▸ What is needed: Starting at the first line of the data, print each line verbatim up to and including the line bearing "from matplotlib.patches import Patch", omitting pictures.

▬▬▬▬▬▬

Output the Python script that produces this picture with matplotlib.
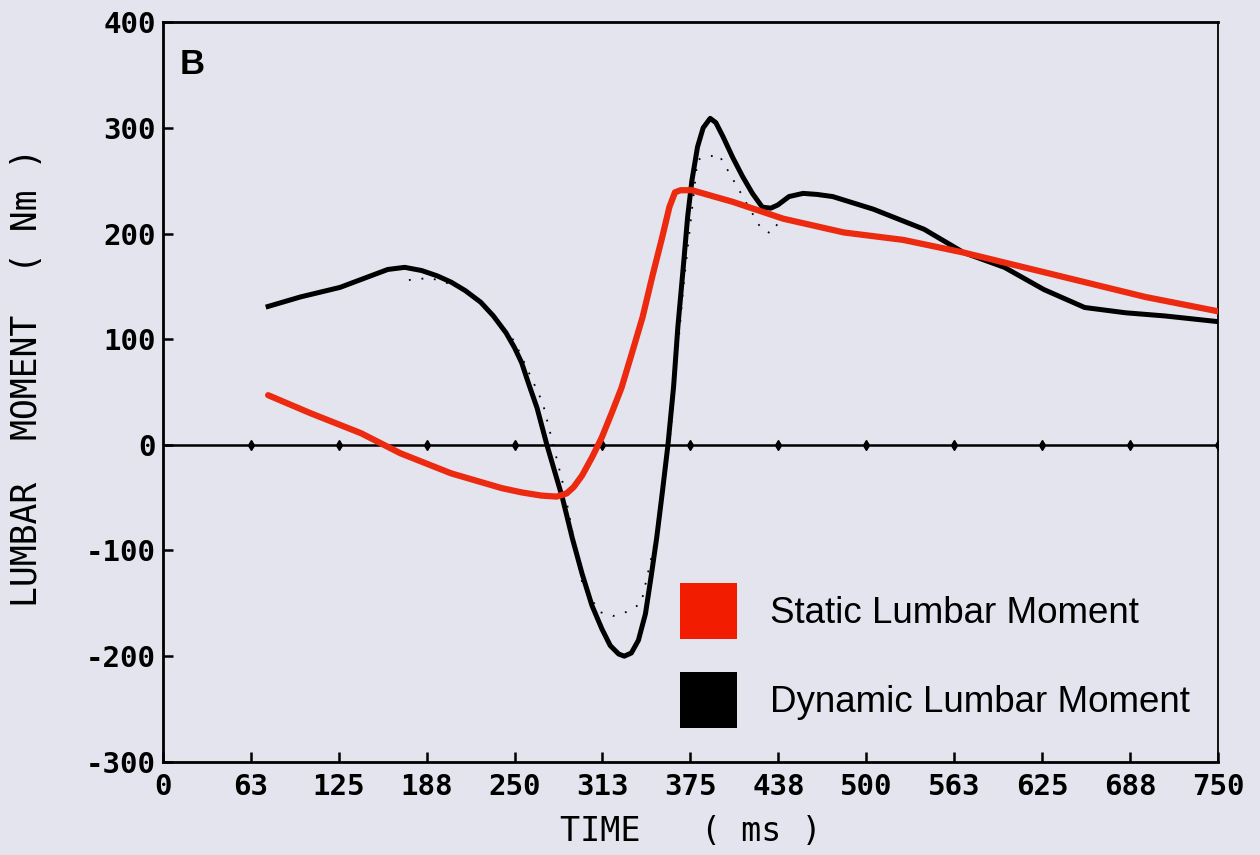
import matplotlib.pyplot as plt
from matplotlib.patches import Patch

# time (ms) and lumbar moment (Nm)
t_dyn = [75, 98, 126, 148, 160, 172, 184, 195, 205, 215, 226, 235, 244, 250, 255, 260,
         266, 273, 284, 291, 298, 305, 312, 318, 324, 328, 333, 338, 343, 347, 351, 355,
         359, 363, 366, 370, 373, 376, 380, 384, 389, 393, 398, 405, 412, 419, 426, 432,
         437, 445, 455, 465, 476, 505, 541, 569, 598, 626, 655, 684, 712, 754]
m_dyn = [131, 140, 149, 160, 166, 168, 165, 160, 154, 146, 135, 122, 106, 92, 78, 58,
         35, 0, -50, -88, -122, -152, -174, -190, -198, -200, -197, -185, -160, -125, -88, -45,
         0, 55, 111, 170, 216, 250, 282, 300, 309, 305, 292, 272, 254, 238, 225, 224,
         227, 235, 238, 237, 235, 223, 204, 182, 168, 147, 130, 125, 122, 116]

t_dot = [175, 190, 210, 230, 250, 270, 285, 298, 310, 320, 330, 340, 350, 360, 370, 380,
         395, 410, 425, 432, 440]
m_dot = [156, 158, 150, 130, 98, 40, -40, -130, -158, -162, -158, -150, -90, 0, 150, 270,
         275, 240, 205, 200, 215]

t_stat = [75, 105, 141, 169, 205, 241, 255, 269, 280, 287, 292, 298, 305, 312, 319, 326,
          333, 341, 348, 355, 360, 364, 368, 376, 405, 441, 484, 526, 569, 612, 655, 698, 755]
m_stat = [47, 30, 11, -8, -27, -41, -45, -48, -49, -46, -40, -29, -12, 7, 30, 54,
          85, 121, 160, 197, 225, 239, 241, 241, 230, 214, 201, 194, 182, 168, 154, 140, 125]

x_ticks = [0, 62.5, 125, 187.5, 250, 312.5, 375, 437.5, 500, 562.5, 625, 687.5, 750]
x_labels = ['0', '63', '125', '188', '250', '313', '375', '438', '500', '563', '625', '688', '750']
y_ticks = [-300, -200, -100, 0, 100, 200, 300, 400]

bg = '#e4e4ee'
mono = 'DejaVu Sans Mono'

fig = plt.figure(figsize=(12.6, 8.55), dpi=100, facecolor=bg)
ax = fig.add_axes([0.129, 0.109, 0.838, 0.865], facecolor=bg)

ax.axhline(0, color='black', lw=1.8, zorder=1)
ax.plot(x_ticks[1:], [0] * 12, ls='none', marker='d', ms=5, color='black', zorder=1)

ax.plot(t_dot, m_dot, color='black', lw=1.3, ls=(0, (1, 6)), zorder=2)
ax.plot(t_dyn, m_dyn, color='black', lw=3.6, zorder=3, solid_joinstyle='round')
ax.plot(t_stat, m_stat, color='#ec2a10', lw=4.5, zorder=4, solid_capstyle='round',
        solid_joinstyle='round')

ax.set_xlim(0, 750)
ax.set_ylim(-300, 400)
ax.set_xticks(x_ticks)
ax.set_xticklabels(x_labels, family=mono, fontsize=21, fontweight='bold')
ax.set_yticks(y_ticks)
ax.set_yticklabels([str(v) for v in y_ticks], family=mono, fontsize=21, fontweight='bold')
ax.tick_params(axis='both', direction='in', length=7, width=1.8, color='black')
ax.tick_params(axis='x', pad=8)
ax.tick_params(axis='y', pad=5)
for s in ax.spines.values():
    s.set_linewidth(2)
    s.set_color('black')
ax.spines['right'].set_linewidth(1.3)

ax.set_ylabel('LUMBAR  MOMENT  ( Nm )', family=mono, fontsize=25)
ax.yaxis.set_label_coords(-0.112, 0.52)
ax.set_xlabel('TIME   ( ms )', family=mono, fontsize=24, labelpad=10)

ax.text(0.016, 0.965, 'B', transform=ax.transAxes, fontsize=25, fontweight='bold',
        family='Liberation Sans', va='top', ha='left')

handles = [Patch(facecolor='#f21d00', edgecolor='none'), Patch(facecolor='black', edgecolor='none')]
ax.legend(handles, ['Static Lumbar Moment', 'Dynamic Lumbar Moment'],
          loc='upper left', bbox_to_anchor=(0.49, 0.242), frameon=False,
          prop={'family': 'Liberation Sans', 'size': 26.5},
          handlelength=1.55, handleheight=1.97, handletextpad=0.9,
          labelspacing=0.9, borderpad=0, borderaxespad=0)

fig.savefig('out.png', dpi=100, facecolor=bg)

▬▬▬▬▬▬

▸ Written solution:
Output the Python script that produces this picture with matplotlib.
import matplotlib.pyplot as plt
from matplotlib.patches import Patch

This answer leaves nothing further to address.